* **Data supplied**:
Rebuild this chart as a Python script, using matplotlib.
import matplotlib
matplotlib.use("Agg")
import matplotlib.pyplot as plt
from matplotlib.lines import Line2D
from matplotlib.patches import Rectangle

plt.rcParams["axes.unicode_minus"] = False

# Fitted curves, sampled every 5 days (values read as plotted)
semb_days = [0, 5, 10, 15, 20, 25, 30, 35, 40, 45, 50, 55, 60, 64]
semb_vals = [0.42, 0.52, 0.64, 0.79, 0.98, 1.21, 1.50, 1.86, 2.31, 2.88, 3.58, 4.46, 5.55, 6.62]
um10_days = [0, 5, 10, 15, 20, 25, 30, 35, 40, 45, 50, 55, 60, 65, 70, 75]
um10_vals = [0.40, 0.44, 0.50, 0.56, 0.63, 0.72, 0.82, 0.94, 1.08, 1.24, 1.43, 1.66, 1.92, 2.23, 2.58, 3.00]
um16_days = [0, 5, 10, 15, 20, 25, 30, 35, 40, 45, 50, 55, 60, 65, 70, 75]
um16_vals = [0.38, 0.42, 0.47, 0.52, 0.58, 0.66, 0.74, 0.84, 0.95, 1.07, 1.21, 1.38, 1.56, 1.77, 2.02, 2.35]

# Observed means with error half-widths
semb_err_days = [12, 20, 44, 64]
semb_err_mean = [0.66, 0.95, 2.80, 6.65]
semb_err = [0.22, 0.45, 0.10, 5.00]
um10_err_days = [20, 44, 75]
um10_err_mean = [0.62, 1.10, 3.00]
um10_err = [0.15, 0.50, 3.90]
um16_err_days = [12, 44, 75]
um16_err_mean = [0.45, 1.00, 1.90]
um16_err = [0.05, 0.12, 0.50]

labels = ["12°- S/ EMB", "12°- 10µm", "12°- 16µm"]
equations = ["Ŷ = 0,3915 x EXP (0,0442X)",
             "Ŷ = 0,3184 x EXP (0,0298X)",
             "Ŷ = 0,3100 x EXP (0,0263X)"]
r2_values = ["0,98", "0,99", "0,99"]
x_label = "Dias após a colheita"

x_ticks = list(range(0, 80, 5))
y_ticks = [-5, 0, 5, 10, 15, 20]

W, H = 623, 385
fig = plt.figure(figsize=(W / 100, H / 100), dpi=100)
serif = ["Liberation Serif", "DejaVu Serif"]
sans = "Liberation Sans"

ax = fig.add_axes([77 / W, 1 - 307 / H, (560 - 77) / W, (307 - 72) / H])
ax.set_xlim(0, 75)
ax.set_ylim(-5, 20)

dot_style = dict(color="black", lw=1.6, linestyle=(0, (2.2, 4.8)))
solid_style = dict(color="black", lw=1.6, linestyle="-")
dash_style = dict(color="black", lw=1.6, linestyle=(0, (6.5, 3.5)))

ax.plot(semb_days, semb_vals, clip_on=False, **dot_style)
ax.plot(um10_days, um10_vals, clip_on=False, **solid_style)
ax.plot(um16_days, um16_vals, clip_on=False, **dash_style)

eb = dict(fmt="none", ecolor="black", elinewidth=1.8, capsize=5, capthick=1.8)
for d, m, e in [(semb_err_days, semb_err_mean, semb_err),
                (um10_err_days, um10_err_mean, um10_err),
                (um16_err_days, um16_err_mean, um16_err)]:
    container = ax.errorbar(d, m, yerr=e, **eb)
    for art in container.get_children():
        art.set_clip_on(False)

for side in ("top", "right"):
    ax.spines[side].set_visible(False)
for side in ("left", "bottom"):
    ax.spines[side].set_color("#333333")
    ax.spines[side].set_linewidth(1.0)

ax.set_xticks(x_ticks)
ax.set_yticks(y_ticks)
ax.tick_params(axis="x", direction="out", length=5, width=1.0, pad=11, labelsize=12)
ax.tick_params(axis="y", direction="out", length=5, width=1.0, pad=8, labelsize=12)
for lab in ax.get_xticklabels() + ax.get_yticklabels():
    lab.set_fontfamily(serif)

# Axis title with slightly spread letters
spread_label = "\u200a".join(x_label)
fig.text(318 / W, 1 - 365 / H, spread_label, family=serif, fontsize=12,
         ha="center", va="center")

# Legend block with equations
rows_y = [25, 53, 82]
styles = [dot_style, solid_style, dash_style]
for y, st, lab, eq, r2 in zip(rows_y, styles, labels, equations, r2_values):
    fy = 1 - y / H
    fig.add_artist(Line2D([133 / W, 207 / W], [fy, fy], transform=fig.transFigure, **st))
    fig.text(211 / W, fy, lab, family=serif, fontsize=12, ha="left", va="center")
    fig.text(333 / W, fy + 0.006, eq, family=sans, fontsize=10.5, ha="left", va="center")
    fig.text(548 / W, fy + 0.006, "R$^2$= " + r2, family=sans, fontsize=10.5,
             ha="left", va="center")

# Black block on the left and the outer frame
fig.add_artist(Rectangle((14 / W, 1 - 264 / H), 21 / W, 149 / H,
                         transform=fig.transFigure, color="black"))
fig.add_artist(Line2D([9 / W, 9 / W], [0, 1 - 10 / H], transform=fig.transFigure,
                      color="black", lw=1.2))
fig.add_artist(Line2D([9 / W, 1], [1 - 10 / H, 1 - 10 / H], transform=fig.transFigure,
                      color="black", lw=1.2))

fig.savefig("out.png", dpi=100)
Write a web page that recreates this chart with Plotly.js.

* **What is needed**: Each line above that holds the string "with" should be copied and shown.

* **Result below**:
# Observed means with error half-widths
# Axis title with slightly spread letters
# Legend block with equations
Write a web page that recreates this chart with Plotly.js.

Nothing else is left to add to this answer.